Trim is the final delivered size of the piece.
If you order an A3 flyer, then the trim is the dimension of the A3 (29.7 x 42.0cm)
Safety is the margin inside the trim.
The area between the trim and where the actual content (text) starts. In most instances you'll want to leave at least 6 or 7mm between your content and the edge of the page (trim) to ensure nothing gets chopped off during the trim.
Bleed is the area outside the Trim and is "extra".
Nothing which is important should be in the bleed area. The bleed areas should only encompass extra bits of anything which you want to print to right up to the edge of the page (trim).
When trimmed, the paper can shift slightly. It's typically very accurate, but not always the same from job to job.
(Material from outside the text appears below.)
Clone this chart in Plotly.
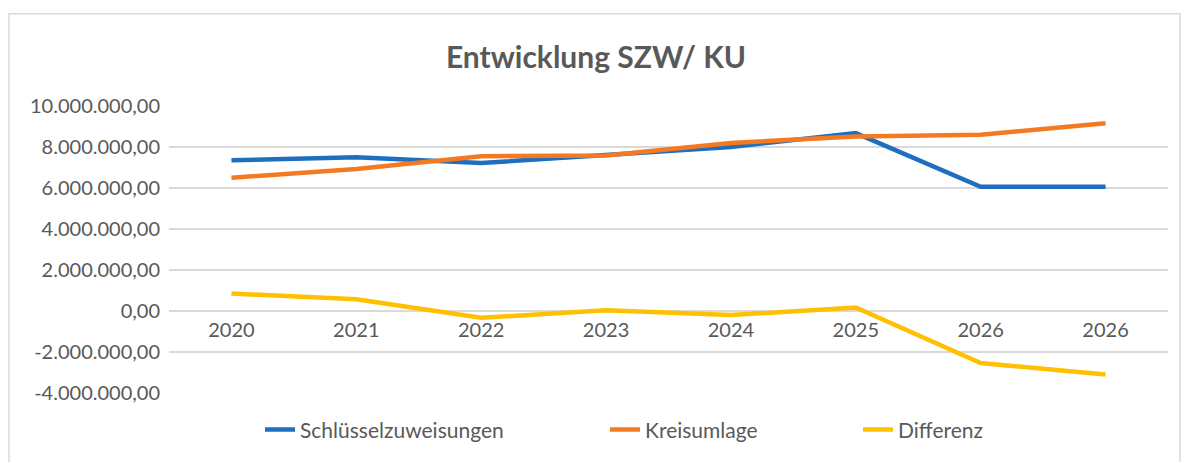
import plotly.graph_objects as go

# Data (values in EUR)
categories = ["2020", "2021", "2022", "2023", "2024", "2025", "2026", "2026"]
schluesselzuweisungen = [7350000, 7500000, 7220000, 7620000, 8000000, 8680000, 6060000, 6060000]
kreisumlage = [6500000, 6930000, 7550000, 7580000, 8200000, 8510000, 8600000, 9160000]
differenz = [850000, 570000, -330000, 40000, -200000, 170000, -2540000, -3100000]

y_tickvals = [-4000000, -2000000, 0, 2000000, 4000000, 6000000, 8000000, 10000000]
y_ticktext = ["-4.000.000,00", "-2.000.000,00", "0,00", "2.000.000,00", "4.000.000,00",
              "6.000.000,00", "8.000.000,00", "10.000.000,00"]

x_pos = list(range(len(categories)))

# page body has an 8px default margin; compensate so screen coords match
OFF = 8
W, H = 1191 - OFF, 462 - OFF
plot_left, plot_right, plot_top, plot_bottom = 169 - OFF, 1168 - OFF, 106 - OFF, 395 - OFF
L, R, T, B = plot_left, W - plot_right, plot_top, H - plot_bottom
pw, ph = W - L - R, H - T - B

def px2x(px):
    return (px - OFF - L) / pw

def px2y(py):
    return (H - B - (py - OFF)) / ph

text_col = "#595959"
grid_col = "#D9D9D9"
font_fam = "Lato, 'DejaVu Sans', sans-serif"

fig = go.Figure()
fig.add_trace(go.Scatter(x=x_pos, y=schluesselzuweisungen, mode="lines", name="Schlüsselzuweisungen",
                         line=dict(color="#1F6FC0", width=4.5), legend="legend"))
fig.add_trace(go.Scatter(x=x_pos, y=kreisumlage, mode="lines", name="Kreisumlage",
                         line=dict(color="#F47A22", width=4.5), legend="legend2"))
fig.add_trace(go.Scatter(x=x_pos, y=differenz, mode="lines", name="Differenz",
                         line=dict(color="#FFC000", width=4.5), legend="legend3"))

y_min, y_max = -4000000, 10000000
zero_frac = (0 - y_min) / (y_max - y_min)

leg_common = dict(orientation="h", yanchor="middle", xanchor="left",
                  font=dict(family=font_fam, size=21, color=text_col),
                  bgcolor="rgba(0,0,0,0)")

fig.update_layout(
    width=W, height=H,
    margin=dict(l=L, r=R, t=T, b=B, pad=0),
    paper_bgcolor="white", plot_bgcolor="white",
    font=dict(family=font_fam, color=text_col),
    title=dict(text="<b>Entwicklung SZW/ KU</b>", x=(596 - OFF) / W, xref="container",
               xanchor="center", y=1 - (57 - OFF) / H, yref="container", yanchor="middle",
               font=dict(family=font_fam, size=30, color=text_col)),
    xaxis=dict(range=[-0.5, len(categories) - 0.5], tickvals=x_pos, ticktext=categories,
               anchor="free", position=zero_frac, showgrid=False, zeroline=False, showline=False,
               ticks="outside", ticklen=1, tickcolor="rgba(0,0,0,0)",
               tickfont=dict(family=font_fam, size=20, color=text_col)),
    yaxis=dict(range=[y_min, y_max], tickvals=y_tickvals, ticktext=y_ticktext,
               showgrid=True, gridcolor=grid_col, gridwidth=1.5,
               zeroline=True, zerolinecolor=grid_col, zerolinewidth=1.5, showline=False,
               ticks="", ticklabelstandoff=8,
               tickfont=dict(family=font_fam, size=20, color=text_col)),
    legend=dict(x=px2x(260), y=px2y(432), **leg_common),
    legend2=dict(x=px2x(605), y=px2y(432), **leg_common),
    legend3=dict(x=px2x(858), y=px2y(432), **leg_common),
    showlegend=True,
    shapes=[dict(type="rect", xref="paper", yref="paper",
                 x0=px2x(9), x1=px2x(1180), y0=px2y(475), y1=px2y(13),
                 line=dict(color=grid_col, width=1.5), fillcolor="rgba(0,0,0,0)", layer="below")],
)

fig.write_html("out.html")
It's best to not plan on a trim hitting some exact spot. The final dimensions will be correct, but the printed art may shift up/down/left/right slightly based upon where it's trimmed.
The Safety area compensates for a slightly shifted trim on the inside.
The Bleed compensates for a slightly shifted trim on the outside.
the new edges of the flyers
This is interesting.... "new" edges in what way? The edges of your flyer should not move. They are the Trim size. Any bleed should be extended outside the trim size. The edges should never be "new" really.
You do not mention what software you are using in your question. That may be the issue, or momentary hurdle.
When using software, in most instances, the Document size will be your Trim size. Then you add a 6-7mm inner margin and set a 3+mm outer bleed. Generally there's an area in the Document Setup to add a bleed amount...
It will look different based upon what software and what version you may be using. However, it's generally along the same type of thing.
The oddball here is if you are using raster editors such as Photoshop because Photoshop has no bleed feature in relation to the canvas like other software. You won't find a bleed area like the images above in Photoshop.
In such a case, you would increase the width and height of the canvas to 2x the bleed amount (1x top + 1 x bottom = 2x -- then the same for width). So if you have a 10x10cm document and need a 3mm bleed, you'd change the canvas to 10.6x10.6cm.
But you want all your content to be within the "safety" area.. so you should set guides inside the canvas to accommodate the 3mm bleed and a 6mm margin, although I'd use 7mm for the margin to make it easer and set a guide 10mm from each edge. Then all your important content needs to be within those guides to be safe.
Probably went overboard in explaining.
Note that I'm American. Therefore, using cm/mm is not normal usage for me. I did my best to use cm/mm above because that seemed appropriate based upon the question. I actually use imperial measurement ( .125" Bleed, .25" margin ) or preferably picas/points ( 1p6 bleed, 2 or 3p margin ).